By coincidence, the 74-year-old Palestinian Authority President Mahmoud Abbas says he will not seek re-election as head of the Palestinian Authority – although it’s not clear if he also intends to relinquish his posts as head of Fatah and of the PLO. There is speculation – read that as hope – in some Palestinian circles and in Israel and Washington that Abbas, jaded as he is, might not follow through on quitting the PA.

Unlike Mishal, Abbas is seen as a moderate, a staunch advocate of non-violent negotiation with Israel who only recently has revealed himself capable of independent or determined action – such as his bid for Palestinian membership of the UN and his faction’s in-principle agreement to join Hamas in a new unity government.

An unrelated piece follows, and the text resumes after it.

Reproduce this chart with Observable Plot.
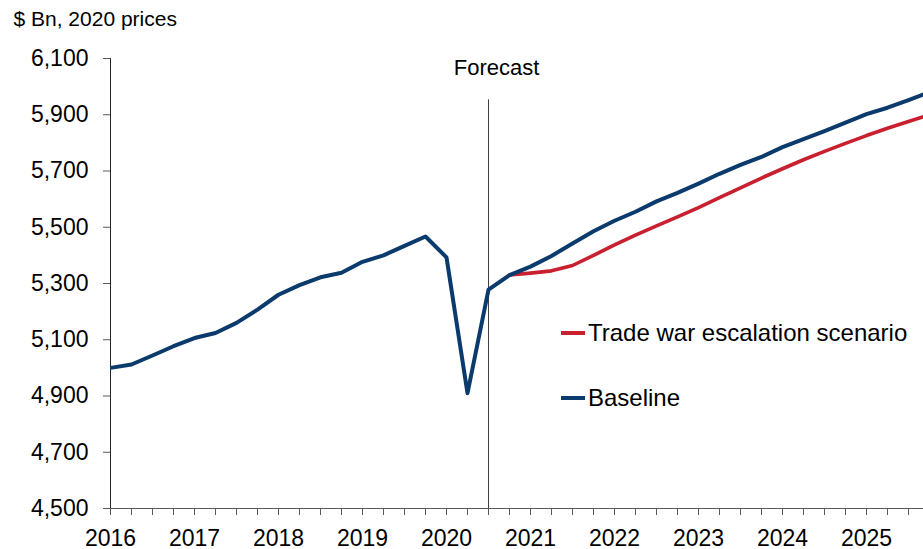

Historically, Hamas has spurned the PLO because of the latter’s renunciation of armed struggle and its recognition of the state of Israel. Hamas and Fatah fought a bloody civil war in 2007 – when a Fatah force failed dismally in a bid to dislodge Hamas from the Gaza Strip, despite arms, funding and co-operation from the US and Israel. Under Israeli occupation, in the case of Fatah in the West Bank, and locked in by Israeli forces, in the case of Hamas in Gaza, the factions have been at daggers-drawn since. But in renewed unity talks sponsored by the new Cairo regime, they have agreed in principle that Hamas will join the PLO.

PLO membership for Hamas would serve as a launch pad for Mishal to seek to head the PLO. Given the enmity between the factions, it comes as no surprise that the latest round of unity negotiations, in Cairo in mid-February, is deadlocked on the issue of election rules that would determine the degree of difficulty for Mishal to take leadership of the PLO.

There’s a question here, too: if Hamas folds itself into the PLO and Mishal makes a bid for the top seat, how does the movement stick to its refusal to abide by previous deals between the PLO and the international community? Some Arab-language media reports speculate that Qatar and others have hit on installing Mishal as leader of the PLO precisely because such an appointment would back him in behind those deals.